We continue to believe that euro area policymakers do not want to see the euro fail, and will ultimately end up going down the Eurobond route. That will require political change in Europe, not least a new government in Germany. But that is not a forlorn hope, given that the current ruling coalition could collapse in the New Year over a vote on the ESM. But delivering a Eurobond, even if the German government is persuaded of its merits, would face innumerable obstacles. It would potentially be a multi-year process that would require major Treaty changes, which even if the belligerent Brits could be brought on board, would require parliamentary approval in all euro area countries, and potentially tricky referendums in many. So, the implementation risks would remain huge. And since euro area policymakers’ credibility with markets is now shot – they have tried to pull the wool over the market’s eyes too many times – the announcement of a move towards Eurobonds, by itself, is unlikely to be sufficient to calm markets once and for all.
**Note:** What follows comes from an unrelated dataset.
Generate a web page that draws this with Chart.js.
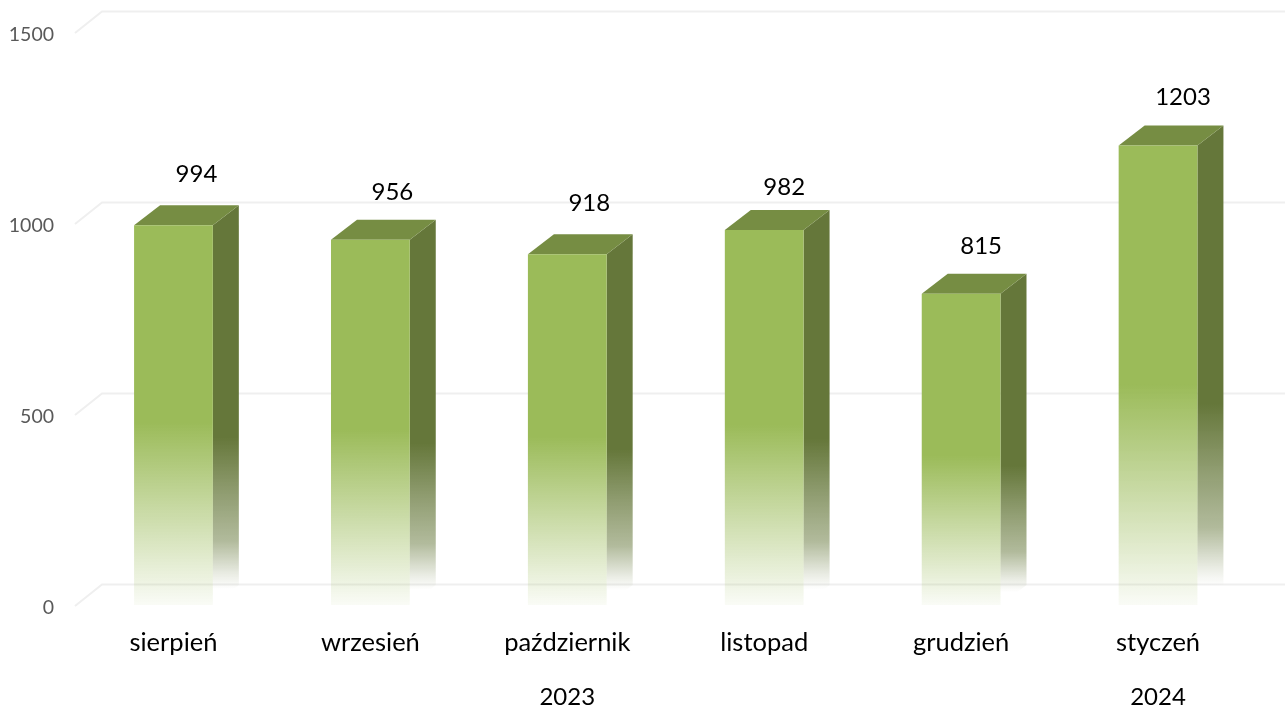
<!DOCTYPE html>
<html lang="pl"><head><meta charset="utf-8">
<style>html,body{margin:0;padding:0;background:#fff}#w{width:1285px;height:707px}</style>
<script src="https://cdn.jsdelivr.net/npm/chart.js@4/dist/chart.umd.min.js"></script>
</head><body><div id="w"><canvas id="c"></canvas></div>
<script>
const categories = ['sierpień','wrzesień','październik','listopad','grudzień','styczeń'];
const years = ['','','2023','','','2024'];
const values = [994,956,918,982,815,1203];
const yTicks = [0,500,1000,1500];

const DX = 26, DY = -20, FADE = 0.52;
const FONT = 'Lato, Carlito, sans-serif';
const labelNudge = [[23,-51],[22,-48],[22,-51],[20,-43],[20,-47],[25,-48]];

function fade(ctx, y0, y1, rgb, a1){
  const g = ctx.createLinearGradient(0,y0,0,y1);
  g.addColorStop(0,`rgba(${rgb},1)`);
  g.addColorStop(FADE,`rgba(${rgb},1)`);
  g.addColorStop(1,`rgba(${rgb},${a1})`);
  return g;
}
function sideFade(ctx, y0, y1, rgb){
  const g = ctx.createLinearGradient(0,y0,0,y1);
  [[0,1],[0.58,1],[0.72,0.72],[0.84,0.5],[0.92,0.15],[0.96,0]].forEach(([p,a])=>g.addColorStop(p,`rgba(${rgb},${a})`));
  return g;
}
function barFill(c, rgb, a1, fallback){
  const {chart,dataIndex} = c;
  const y = chart.scales.y;
  if(!y) return fallback;
  const y0=y.getPixelForValue(values[dataIndex]), y1=y.getPixelForValue(0);
  if(!Number.isFinite(y0)||!Number.isFinite(y1)) return fallback;
  return fade(chart.ctx,y0,y1,rgb,a1);
}
const frontFill = c => barFill(c,'155,187,89',0.05,'#9BBB59');

const depthPlugin = {
  id:'depth',
  beforeDraw(chart){
    // nudge the axis' own tick labels so the digits sit where the reference has them
    chart.scales.y.getLabelItems(chart.chartArea).forEach(it=>{
      if(!it._shifted){it.options.translation[1]+=3;it._shifted=true;}
    });
  },
  beforeDatasetsDraw(chart){
    const {ctx,scales:{y},chartArea:a} = chart;
    ctx.save();
    ctx.strokeStyle='#EFEFEF'; ctx.lineWidth=2;
    y.ticks.forEach(t=>{
      const p=y.getPixelForValue(t.value);
      ctx.beginPath();
      ctx.moveTo(a.left,p+1);
      ctx.lineTo(a.left+27,p-20.5);
      ctx.lineTo(chart.width,p-20.5);
      ctx.stroke();
    });
    chart.getDatasetMeta(0).data.forEach(b=>{
      const {x,y:top,base,width}=b.getProps(['x','y','base','width'],true);
      const r=x+width/2,l=x-width/2;
      ctx.fillStyle=sideFade(ctx,top+DY,base,'101,119,58');
      ctx.beginPath();
      ctx.moveTo(r,top);ctx.lineTo(r+DX,top+DY);ctx.lineTo(r+DX,base+DY);ctx.lineTo(r,base);
      ctx.closePath();ctx.fill();
      ctx.fillStyle='#768D43';
      ctx.beginPath();
      ctx.moveTo(l,top);ctx.lineTo(l+DX,top+DY);ctx.lineTo(r+DX,top+DY);ctx.lineTo(r,top);
      ctx.closePath();ctx.fill();
    });
    ctx.restore();
  },
  afterDatasetsDraw(chart){
    const {ctx,scales:{x}}=chart;
    ctx.save();
    ctx.fillStyle='#000';ctx.font=`24px ${FONT}`;ctx.textAlign='center';ctx.textBaseline='middle';
    chart.getDatasetMeta(0).data.forEach((b,i)=>{
      ctx.fillText(String(values[i]),b.x+labelNudge[i][0],b.y+labelNudge[i][1]);
    });
    years.forEach((t,i)=>{ if(t) ctx.fillText(t,x.getPixelForTick(i),697); });
    ctx.restore();
  }
};

new Chart(document.getElementById('c'),{
  type:'bar',
  data:{
    labels:categories,
    datasets:[{data:values,backgroundColor:frontFill,borderWidth:0,barPercentage:0.4,categoryPercentage:1}]
  },
  plugins:[depthPlugin],
  options:{
    responsive:true,maintainAspectRatio:false,animation:false,
    layout:{padding:{top:32,right:28.5,left:0,bottom:0}},
    plugins:{legend:{display:false},tooltip:{enabled:false},title:{display:false}},
    scales:{
      x:{
        grid:{display:false},border:{display:false},
        ticks:{color:'#000',font:{family:FONT,size:25.5},padding:14,maxRotation:0,autoSkip:false},
        afterFit(s){s.height=102;}
      },
      y:{
        min:0,max:1500,
        afterBuildTicks(s){s.ticks=yTicks.map(v=>({value:v}));},
        grid:{display:false},border:{display:false},
        ticks:{color:'#595959',font:{family:FONT,size:19.5},padding:13,callback:v=>String(v)},
        afterFit(s){s.width=75;}
      }
    }
  }
});
</script></body></html>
So, crunch time for euro area policymakers could well be approaching rapidly. But the much hoped for “silver bullet” perhaps doesn’t exist in the near term. An announcement of Eurobonds would give the market a brief fillip. But until the ink is dry on the revised Treaty, markets will rightly remain sceptical. And, of course, the risk remains that German opposition to Eurobonds is not overcome, threatening the whole existence of the euro. Either way, 2012 doesn’t look set to see a swift end to this long-running crisis. Indeed, things could get a whole lot worse.